_AIM OF THE TASK_
Print the records below exactly, from the line containing "Rebuild this diagram" down to the line containing "(0,0) rectangle (1290,953);", both lines included, and omit every picture.

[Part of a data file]
— start —

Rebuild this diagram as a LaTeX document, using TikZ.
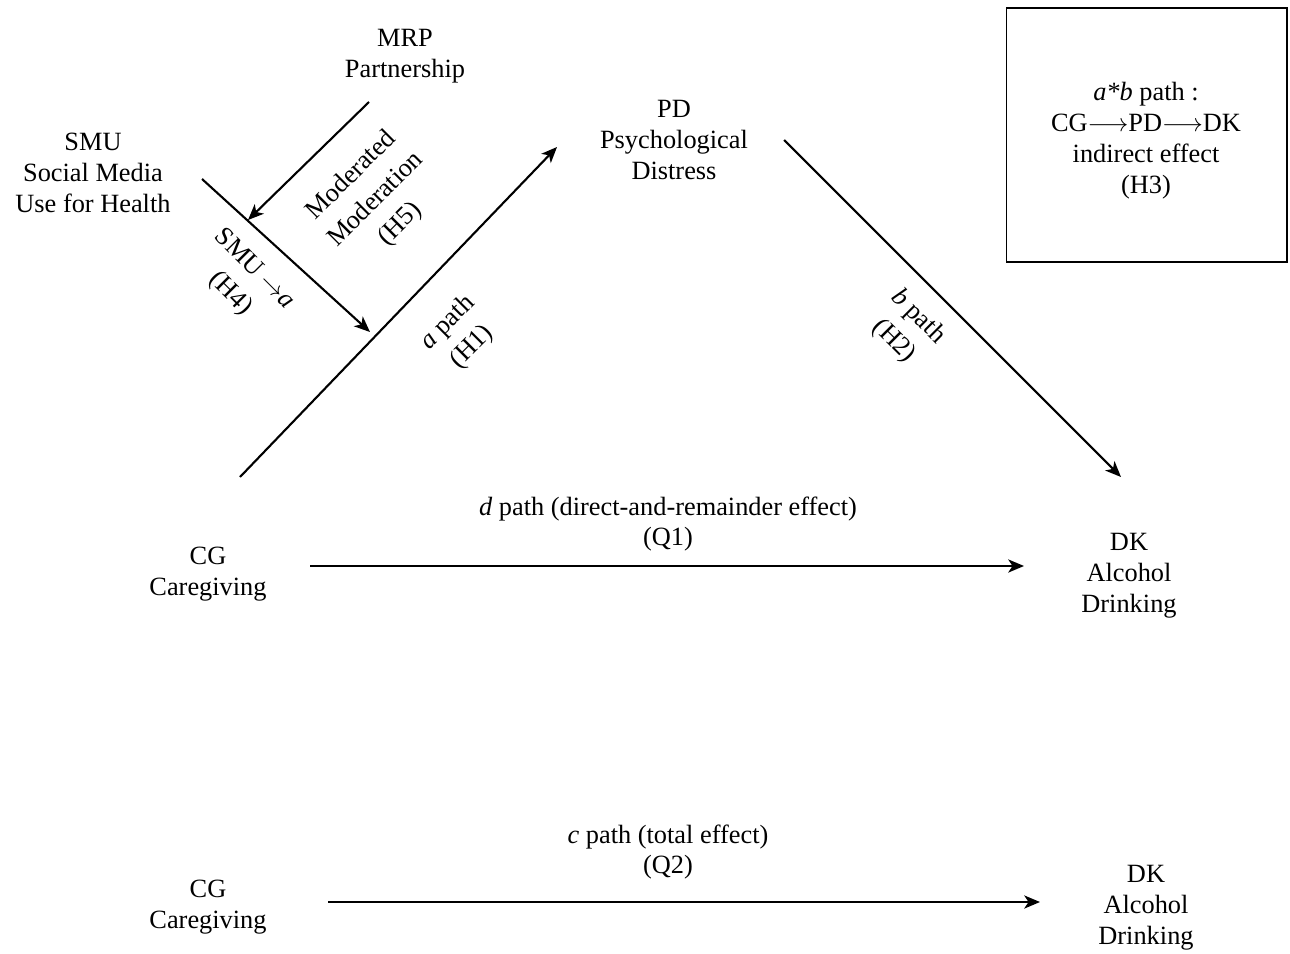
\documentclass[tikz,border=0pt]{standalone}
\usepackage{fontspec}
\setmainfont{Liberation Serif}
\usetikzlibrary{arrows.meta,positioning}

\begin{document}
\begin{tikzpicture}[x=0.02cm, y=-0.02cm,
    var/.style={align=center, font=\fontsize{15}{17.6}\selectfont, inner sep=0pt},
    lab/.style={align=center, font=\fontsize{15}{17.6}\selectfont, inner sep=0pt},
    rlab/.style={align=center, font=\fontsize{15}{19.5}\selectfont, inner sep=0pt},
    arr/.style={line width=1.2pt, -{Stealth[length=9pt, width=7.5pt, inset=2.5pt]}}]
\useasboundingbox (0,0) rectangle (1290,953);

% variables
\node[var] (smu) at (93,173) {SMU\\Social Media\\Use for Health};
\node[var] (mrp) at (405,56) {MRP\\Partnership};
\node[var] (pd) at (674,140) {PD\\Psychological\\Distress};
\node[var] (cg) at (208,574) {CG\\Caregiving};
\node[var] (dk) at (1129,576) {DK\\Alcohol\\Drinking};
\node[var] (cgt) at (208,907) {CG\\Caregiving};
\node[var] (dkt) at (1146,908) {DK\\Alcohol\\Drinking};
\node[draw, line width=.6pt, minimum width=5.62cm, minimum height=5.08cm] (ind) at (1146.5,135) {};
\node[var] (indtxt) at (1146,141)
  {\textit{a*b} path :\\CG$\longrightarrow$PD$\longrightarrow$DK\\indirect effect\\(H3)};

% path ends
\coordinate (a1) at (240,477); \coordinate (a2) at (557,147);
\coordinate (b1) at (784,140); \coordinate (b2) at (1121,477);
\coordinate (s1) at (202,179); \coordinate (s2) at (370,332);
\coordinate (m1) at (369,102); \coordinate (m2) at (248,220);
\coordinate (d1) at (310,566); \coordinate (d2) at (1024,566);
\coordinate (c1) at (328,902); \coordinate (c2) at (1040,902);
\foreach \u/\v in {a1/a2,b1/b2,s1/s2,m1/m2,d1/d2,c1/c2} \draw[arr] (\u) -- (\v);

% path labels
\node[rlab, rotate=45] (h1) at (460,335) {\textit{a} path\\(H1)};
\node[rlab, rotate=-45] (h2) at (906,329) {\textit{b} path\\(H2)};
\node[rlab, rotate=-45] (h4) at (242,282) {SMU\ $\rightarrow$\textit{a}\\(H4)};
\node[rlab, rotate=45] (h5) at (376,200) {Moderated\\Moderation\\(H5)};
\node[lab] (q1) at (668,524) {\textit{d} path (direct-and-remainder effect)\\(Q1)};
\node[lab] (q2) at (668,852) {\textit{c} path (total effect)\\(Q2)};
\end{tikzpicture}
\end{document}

— end —
— start —

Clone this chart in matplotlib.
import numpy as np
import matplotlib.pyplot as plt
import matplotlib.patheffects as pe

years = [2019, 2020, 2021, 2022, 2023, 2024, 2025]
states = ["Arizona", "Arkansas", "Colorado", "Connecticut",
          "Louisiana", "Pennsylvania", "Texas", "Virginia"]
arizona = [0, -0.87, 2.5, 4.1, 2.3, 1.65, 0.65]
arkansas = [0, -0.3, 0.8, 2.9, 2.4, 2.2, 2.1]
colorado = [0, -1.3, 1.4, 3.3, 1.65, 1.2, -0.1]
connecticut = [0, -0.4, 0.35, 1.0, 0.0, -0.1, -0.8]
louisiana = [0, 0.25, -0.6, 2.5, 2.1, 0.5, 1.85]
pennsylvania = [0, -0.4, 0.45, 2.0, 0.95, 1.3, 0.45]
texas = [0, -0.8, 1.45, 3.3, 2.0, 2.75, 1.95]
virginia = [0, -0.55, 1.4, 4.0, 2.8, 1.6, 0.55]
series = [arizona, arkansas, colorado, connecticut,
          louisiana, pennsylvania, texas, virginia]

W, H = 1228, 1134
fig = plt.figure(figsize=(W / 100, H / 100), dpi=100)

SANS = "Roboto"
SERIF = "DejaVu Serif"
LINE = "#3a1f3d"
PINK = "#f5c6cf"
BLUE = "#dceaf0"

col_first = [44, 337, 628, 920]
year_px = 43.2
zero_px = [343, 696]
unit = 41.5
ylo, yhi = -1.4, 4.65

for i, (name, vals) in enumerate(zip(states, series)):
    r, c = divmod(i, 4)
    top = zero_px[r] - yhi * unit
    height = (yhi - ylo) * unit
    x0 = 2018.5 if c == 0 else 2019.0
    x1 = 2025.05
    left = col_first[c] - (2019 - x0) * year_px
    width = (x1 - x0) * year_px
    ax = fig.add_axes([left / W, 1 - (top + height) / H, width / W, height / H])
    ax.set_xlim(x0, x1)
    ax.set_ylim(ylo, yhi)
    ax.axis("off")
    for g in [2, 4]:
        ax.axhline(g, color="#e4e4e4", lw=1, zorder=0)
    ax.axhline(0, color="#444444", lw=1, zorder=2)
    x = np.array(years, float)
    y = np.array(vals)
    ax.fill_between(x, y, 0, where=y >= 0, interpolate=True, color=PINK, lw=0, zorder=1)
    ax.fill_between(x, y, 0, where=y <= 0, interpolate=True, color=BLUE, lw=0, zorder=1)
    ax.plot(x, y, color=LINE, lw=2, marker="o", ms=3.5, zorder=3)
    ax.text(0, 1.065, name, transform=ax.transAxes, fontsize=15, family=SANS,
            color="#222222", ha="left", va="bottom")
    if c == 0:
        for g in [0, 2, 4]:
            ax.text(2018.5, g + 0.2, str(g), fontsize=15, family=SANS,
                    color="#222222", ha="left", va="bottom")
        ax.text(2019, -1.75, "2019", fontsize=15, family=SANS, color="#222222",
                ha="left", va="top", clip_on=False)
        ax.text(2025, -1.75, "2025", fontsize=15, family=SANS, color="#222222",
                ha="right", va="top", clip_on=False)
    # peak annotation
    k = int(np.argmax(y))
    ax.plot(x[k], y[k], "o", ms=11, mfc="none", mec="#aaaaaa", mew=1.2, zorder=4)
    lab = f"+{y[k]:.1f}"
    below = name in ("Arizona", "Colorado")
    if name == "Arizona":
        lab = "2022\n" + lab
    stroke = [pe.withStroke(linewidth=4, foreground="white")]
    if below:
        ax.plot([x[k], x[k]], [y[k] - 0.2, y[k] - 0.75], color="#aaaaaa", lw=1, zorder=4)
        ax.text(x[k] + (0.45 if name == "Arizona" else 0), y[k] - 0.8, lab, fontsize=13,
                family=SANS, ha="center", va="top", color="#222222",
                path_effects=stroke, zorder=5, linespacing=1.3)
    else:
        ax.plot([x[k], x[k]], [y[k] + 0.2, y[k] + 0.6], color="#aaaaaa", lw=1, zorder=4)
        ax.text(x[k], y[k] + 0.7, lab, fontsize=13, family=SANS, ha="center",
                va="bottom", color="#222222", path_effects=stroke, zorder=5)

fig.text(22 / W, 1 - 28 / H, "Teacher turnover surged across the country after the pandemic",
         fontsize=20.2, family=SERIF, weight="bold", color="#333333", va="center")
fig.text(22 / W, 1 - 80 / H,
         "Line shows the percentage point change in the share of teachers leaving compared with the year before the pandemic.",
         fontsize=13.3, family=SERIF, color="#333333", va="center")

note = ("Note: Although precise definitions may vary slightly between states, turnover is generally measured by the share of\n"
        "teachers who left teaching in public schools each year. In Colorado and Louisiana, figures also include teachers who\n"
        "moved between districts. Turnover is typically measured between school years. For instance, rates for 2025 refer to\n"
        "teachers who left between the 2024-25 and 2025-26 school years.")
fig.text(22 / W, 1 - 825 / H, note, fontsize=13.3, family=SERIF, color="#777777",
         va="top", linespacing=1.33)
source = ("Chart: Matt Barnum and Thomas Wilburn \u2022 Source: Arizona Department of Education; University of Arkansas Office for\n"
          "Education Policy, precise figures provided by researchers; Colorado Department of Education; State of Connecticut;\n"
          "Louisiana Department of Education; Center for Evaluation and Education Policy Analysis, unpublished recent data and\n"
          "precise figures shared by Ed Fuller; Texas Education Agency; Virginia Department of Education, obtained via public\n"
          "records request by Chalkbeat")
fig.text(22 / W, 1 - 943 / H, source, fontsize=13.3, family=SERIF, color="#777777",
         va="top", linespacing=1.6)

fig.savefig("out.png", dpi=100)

— end —

_PROBLEM SOLUTION_
Rebuild this diagram as a LaTeX document, using TikZ.
\documentclass[tikz,border=0pt]{standalone}
\usepackage{fontspec}
\setmainfont{Liberation Serif}
\usetikzlibrary{arrows.meta,positioning}

\begin{document}
\begin{tikzpicture}[x=0.02cm, y=-0.02cm,
    var/.style={align=center, font=\fontsize{15}{17.6}\selectfont, inner sep=0pt},
    lab/.style={align=center, font=\fontsize{15}{17.6}\selectfont, inner sep=0pt},
    rlab/.style={align=center, font=\fontsize{15}{19.5}\selectfont, inner sep=0pt},
    arr/.style={line width=1.2pt, -{Stealth[length=9pt, width=7.5pt, inset=2.5pt]}}]
\useasboundingbox (0,0) rectangle (1290,953);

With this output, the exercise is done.